DOJ will monitor Mecklenburg, Wake for voting rights violations on Election Day
The U.S. Department of Justice plans to send staffers to Mecklenburg and Wake counties on Election Day to monitor compliance with federal voting rights laws, including those that prohibit voter intimidation and voter suppression based on race, color, national origin or religion.
The two N.C. counties are among 44 in 18 states that will be monitored Tuesday, the department announced Monday.
Asked why Mecklenburg and Wake — North Carolina’s largest counties and home to its largest cities, Charlotte and Raleigh — were chosen, a DOJ spokesperson said in an email only that “every federal election year, the Department makes a new assessment of where the Department should be, and send out staff based on that assessment for that year.”
N.C. Elections Director Karen Brinson Bell said Monday that “we welcome them to observe and we think they’ll observe good election practices in North Carolina.”
DOJ monitors will also go to Richland County in South Carolina, which includes Columbia. Two Democratic state senators in South Carolina —Dick Harpootlian and Darrell Jackson — condemned the DOJ plan to send personnel to the counties, charging that it was “a blatant and despicable effort by Donald Trump and (Attorney General) Bill Barr to use federal power to intimidate Black and minority voters.”
But the department’s Civil Rights Division has regularly monitored elections around the country since the Voting Rights Act was passed in 1965 to end widespread denial of voting rights of African-Americans in the South.
“Our federal laws protect the right of all American citizens to vote without suffering discrimination, intimidation, and harassment,” said Eric S. Dreiband, Assistant Attorney General for the Civil Rights Division, in a statement Monday. “The work of the Civil Rights Division around each federal general election is a continuation of its historical mission to ensure that all of our citizens can freely exercise this most fundamental American right.”On Election Day 2016, during the Obama administration, DOJ monitors went to five N.C. counties, according to a report by N.C. Policy Watch. The counties then were Mecklenburg, Wake, Forsyth, Cumberland and Robeson.

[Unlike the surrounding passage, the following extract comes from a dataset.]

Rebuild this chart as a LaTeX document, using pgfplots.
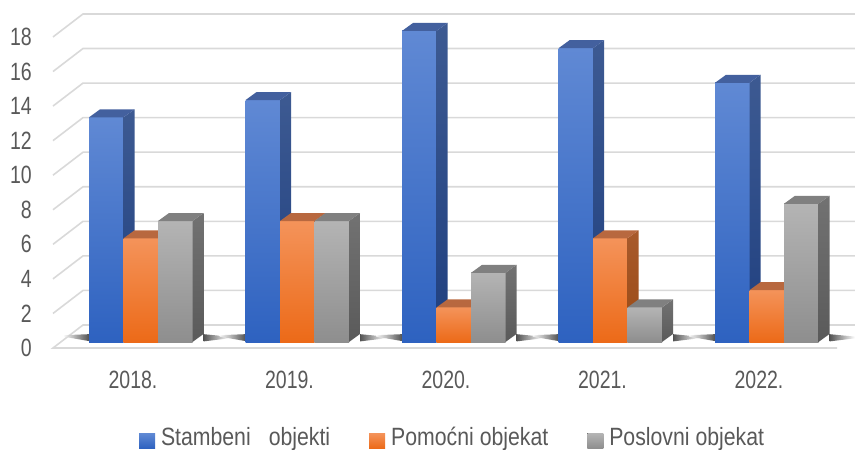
\documentclass[border=0pt]{standalone}
\usepackage{pgfplots}
\pgfplotsset{compat=1.18}
\usepackage{fontspec}
\setmainfont{Liberation Sans}
\newfontfamily\numfont{Liberation Sans}[FakeStretch=0.78]
\newfontfamily\legfont{Liberation Sans}[FakeStretch=0.85]
\definecolor{txt}{HTML}{595959}
\definecolor{gridc}{HTML}{D9D9D9}
\definecolor{bFt}{HTML}{6089D4}
\definecolor{bFb}{HTML}{2E62C0}
\definecolor{bSt}{HTML}{3D5A92}
\definecolor{bSb}{HTML}{1F3F7F}
\definecolor{bT}{HTML}{43609E}
\definecolor{oFt}{HTML}{F4935A}
\definecolor{oFb}{HTML}{EC6A18}
\definecolor{oSt}{HTML}{A85A2C}
\definecolor{oSb}{HTML}{9A4A14}
\definecolor{oT}{HTML}{B8683F}
\definecolor{gFt}{HTML}{B4B4B4}
\definecolor{gFb}{HTML}{8E8E8E}
\definecolor{gSt}{HTML}{727272}
\definecolor{gSb}{HTML}{5A5A5A}
\definecolor{gT}{HTML}{808080}
\tikzset{
  blueF/.style={top color=bFt,bottom color=bFb,draw=none},
  blueS/.style={top color=bSt,bottom color=bSb,draw=none},
  blueT/.style={fill=bT,draw=none},
  orangeF/.style={top color=oFt,bottom color=oFb,draw=none},
  orangeS/.style={top color=oSt,bottom color=oSb,draw=none},
  orangeT/.style={fill=oT,draw=none},
  grayF/.style={top color=gFt,bottom color=gFb,draw=none},
  grayS/.style={top color=gSt,bottom color=gSb,draw=none},
  grayT/.style={fill=gT,draw=none},
  gridl/.style={draw=gridc,line width=1.6pt},
}
% one bar: left x of front face, value, series
\newcommand{\onebar}[3]{%
  \pgfmathsetmacro\xa{#1}%
  \pgfmathsetmacro\xb{#1+34.5}%
  \pgfmathsetmacro\xc{#1+45.5}%
  \pgfmathsetmacro\xd{#1+11}%
  \pgfmathsetmacro\yT{#2+0.347}%
  \pgfmathsetmacro\yU{#2+0.81}%
  \edef\temp{%
    \noexpand\addplot[forget plot,mark=none,#3F] coordinates {(\xa,0.347)(\xb,0.347)(\xb,\yT)(\xa,\yT)};
    \noexpand\addplot[forget plot,mark=none,#3S] coordinates {(\xb,0.347)(\xc,0.81)(\xc,\yU)(\xb,\yT)};
    \noexpand\addplot[forget plot,mark=none,#3T] coordinates {(\xa,\yT)(\xb,\yT)(\xc,\yU)(\xd,\yU)};
  }\temp
}
\newcommand{\shadows}[1]{%
  \pgfmathsetmacro\sa{#1-26}%
  \pgfmathsetmacro\sb{#1}%
  \pgfmathsetmacro\sc{#1+114.5}%
  \pgfmathsetmacro\sd{#1+140}%
  \edef\temp{%
    \noexpand\addplot[forget plot,mark=none,draw=none,left color=white,right color=black!85,opacity=0.8] coordinates {(\sa,0.66)(\sb,0.40)(\sb,0.80)(\sa,0.74)};
    \noexpand\addplot[forget plot,mark=none,draw=none,left color=black!85,right color=white,opacity=0.8] coordinates {(\sc,0.38)(\sd,0.56)(\sd,0.66)(\sc,0.80)};
  }\temp
}
\newcommand{\group}[4]{%
  \onebar{#1}{#2}{blue}%
  \onebar{#1+34.5}{#3}{orange}%
  \onebar{#1+69}{#4}{gray}%
}
\begin{document}
\begin{tikzpicture}
\begin{axis}[
  scale only axis, width=855pt, height=450pt,
  xmin=0, xmax=855, ymin=-5.903, ymax=20.139,
  axis line style={draw=none},
  major tick length=0pt, tick style={draw=none},
  ytick={0,2,...,18},
  xtick={133,289.5,446,602.5,759},
  xticklabels={2018.,2019.,2020.,2021.,2022.},
  /pgf/number format/assume math mode=true,
  tick label style={font=\numfont\fontsize{25}{30}\selectfont, text=txt},
  yticklabel style={anchor=east, inner sep=0pt, xshift=32pt},
  xticklabel style={anchor=center, inner sep=0pt, yshift=70pt},
  legend columns=3,
  legend style={draw=none, fill=none, inner sep=0pt, outer sep=0pt,
    at={(axis description cs:0.1626,0.027)}, anchor=west,
    font=\legfont\fontsize{25}{30}\selectfont, text=txt,
    /tikz/every even column/.append style={column sep=39pt},
    nodes={inner sep=0pt}},
  legend cell align=left,
  legend image code/.code={\fill[#1] (0pt,-11pt) rectangle (16pt,4pt);\path (22pt,0pt);},
]
% gridlines: front-left end, back-left corner, back-right end
\addplot[gridl,forget plot,mark=none] coordinates {(53,2)(83,3.331)(855,3.331)};
\addplot[gridl,forget plot,mark=none] coordinates {(53,4)(83,5.331)(855,5.331)};
\addplot[gridl,forget plot,mark=none] coordinates {(53,6)(83,7.331)(855,7.331)};
\addplot[gridl,forget plot,mark=none] coordinates {(53,8)(83,9.331)(855,9.331)};
\addplot[gridl,forget plot,mark=none] coordinates {(53,10)(83,11.331)(855,11.331)};
\addplot[gridl,forget plot,mark=none] coordinates {(53,12)(83,13.331)(855,13.331)};
\addplot[gridl,forget plot,mark=none] coordinates {(53,14)(83,15.331)(855,15.331)};
\addplot[gridl,forget plot,mark=none] coordinates {(53,16)(83,17.331)(855,17.331)};
\addplot[gridl,forget plot,mark=none] coordinates {(53,18)(83,19.331)(855,19.331)};
% floor
\addplot[gridl,forget plot,mark=none] coordinates {(837,0)(53,0)(83,1.331)(855,1.331)};
\shadows{89}\shadows{245.5}\shadows{402}\shadows{558.5}\shadows{715}
% data: Stambeni, Pomocni, Poslovni
\group{89}{13}{6}{7}
\group{245.5}{14}{7}{7}
\group{402}{18}{2}{4}
\group{558.5}{17}{6}{2}
\group{715}{15}{3}{8}
\addlegendimage{blueF}
\addlegendentry{Stambeni\hspace{18pt}objekti}
\addlegendimage{orangeF}
\addlegendentry{Pomoćni objekat}
\addlegendimage{grayF}
\addlegendentry{Poslovni objekat}
\end{axis}
\end{tikzpicture}
\end{document}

The department said its personnel will be available on Tuesday to receive any complaints about possible violations of the federal voting rights laws. Persons can call 800-253-3931 or file a complaint form at https://civilrights.justice.gov/
Amid increased worries this year about possible violence or disruptions at polling places, the department said in its announcement that complaints about any such occurrences should first be reported to local election officials and police, then to the DOJ.
Last week, the department’s Criminal Division announced that it would continue to enforce federal laws that prohibit election fraud, including “destruction of ballots, vote-buying, multiple voting, submission of fraudulent ballots or registrations, and alteration of votes, and malfeasance by postal or election officials and employees.”
Ahead of Tuesday’s election, President Donald Trump has made unsubstantiated charges that the great increase in absentee ballots during this COVID-19 pandemic will result in fraud.